--- Begin ---

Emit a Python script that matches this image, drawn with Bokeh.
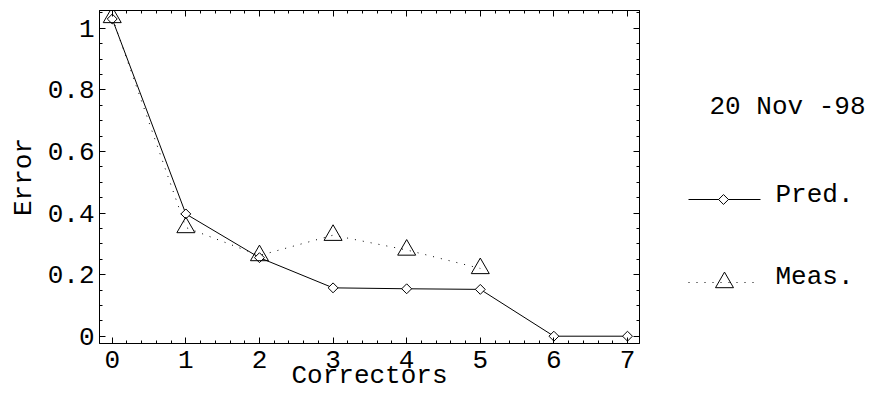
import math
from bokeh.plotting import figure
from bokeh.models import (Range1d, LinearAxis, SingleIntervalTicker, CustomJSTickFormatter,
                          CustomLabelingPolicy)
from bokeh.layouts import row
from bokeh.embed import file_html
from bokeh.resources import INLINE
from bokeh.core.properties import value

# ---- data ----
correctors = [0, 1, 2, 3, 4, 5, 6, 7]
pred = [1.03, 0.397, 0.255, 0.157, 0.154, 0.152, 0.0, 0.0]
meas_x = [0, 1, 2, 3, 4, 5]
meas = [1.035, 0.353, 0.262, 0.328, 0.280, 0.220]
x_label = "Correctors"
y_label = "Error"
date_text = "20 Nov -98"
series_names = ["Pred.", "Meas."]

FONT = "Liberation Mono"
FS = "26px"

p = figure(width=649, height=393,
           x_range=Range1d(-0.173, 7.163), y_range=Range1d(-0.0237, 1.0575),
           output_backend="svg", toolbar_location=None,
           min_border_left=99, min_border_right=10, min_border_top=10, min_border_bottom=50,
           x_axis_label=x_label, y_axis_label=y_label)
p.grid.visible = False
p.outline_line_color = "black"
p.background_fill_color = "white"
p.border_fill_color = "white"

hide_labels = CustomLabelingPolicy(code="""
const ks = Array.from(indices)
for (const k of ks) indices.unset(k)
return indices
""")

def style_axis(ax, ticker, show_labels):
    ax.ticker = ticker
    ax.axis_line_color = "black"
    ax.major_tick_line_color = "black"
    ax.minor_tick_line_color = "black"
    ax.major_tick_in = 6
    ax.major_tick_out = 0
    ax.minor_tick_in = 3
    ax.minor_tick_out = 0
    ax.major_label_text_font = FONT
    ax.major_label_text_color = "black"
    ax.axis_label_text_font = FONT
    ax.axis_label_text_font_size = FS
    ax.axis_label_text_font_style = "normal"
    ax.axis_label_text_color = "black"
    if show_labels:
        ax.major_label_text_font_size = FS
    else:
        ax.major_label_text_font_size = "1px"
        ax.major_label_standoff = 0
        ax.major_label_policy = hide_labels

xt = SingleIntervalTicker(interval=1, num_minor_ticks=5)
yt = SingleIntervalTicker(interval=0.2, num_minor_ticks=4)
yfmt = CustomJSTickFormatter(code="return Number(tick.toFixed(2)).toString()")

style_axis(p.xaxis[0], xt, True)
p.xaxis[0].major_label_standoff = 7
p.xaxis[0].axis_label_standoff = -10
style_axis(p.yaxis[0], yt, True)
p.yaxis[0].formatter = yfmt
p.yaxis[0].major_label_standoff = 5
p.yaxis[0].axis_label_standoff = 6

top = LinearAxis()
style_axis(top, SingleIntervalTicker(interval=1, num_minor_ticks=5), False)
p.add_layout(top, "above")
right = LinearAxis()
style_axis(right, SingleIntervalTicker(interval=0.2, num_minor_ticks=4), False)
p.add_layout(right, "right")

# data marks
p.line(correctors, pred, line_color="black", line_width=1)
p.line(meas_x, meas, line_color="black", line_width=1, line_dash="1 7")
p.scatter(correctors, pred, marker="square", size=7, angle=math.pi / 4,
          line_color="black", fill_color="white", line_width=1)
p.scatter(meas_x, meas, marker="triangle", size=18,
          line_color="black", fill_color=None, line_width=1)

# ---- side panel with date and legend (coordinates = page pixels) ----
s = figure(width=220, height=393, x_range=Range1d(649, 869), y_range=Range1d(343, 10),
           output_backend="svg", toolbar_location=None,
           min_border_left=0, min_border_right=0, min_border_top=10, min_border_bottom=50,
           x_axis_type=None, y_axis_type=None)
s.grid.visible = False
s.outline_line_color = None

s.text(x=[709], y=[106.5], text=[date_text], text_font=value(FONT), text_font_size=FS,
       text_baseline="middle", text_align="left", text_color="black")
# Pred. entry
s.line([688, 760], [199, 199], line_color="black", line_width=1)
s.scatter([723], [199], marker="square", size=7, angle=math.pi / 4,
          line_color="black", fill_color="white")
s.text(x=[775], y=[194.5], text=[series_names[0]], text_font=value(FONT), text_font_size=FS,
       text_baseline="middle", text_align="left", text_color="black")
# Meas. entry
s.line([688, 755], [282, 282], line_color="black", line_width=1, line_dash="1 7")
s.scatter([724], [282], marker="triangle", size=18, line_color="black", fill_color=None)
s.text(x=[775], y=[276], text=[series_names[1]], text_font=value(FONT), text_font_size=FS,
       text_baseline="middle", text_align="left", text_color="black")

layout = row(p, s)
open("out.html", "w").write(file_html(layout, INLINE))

--- End ---

# [Description of the task]
Which lines of the material contain the string "with"? List each of them.

# [Answer to the problem]
Emit a Python script that matches this image, drawn with Bokeh.
# ---- side panel with date and legend (coordinates = page pixels) ----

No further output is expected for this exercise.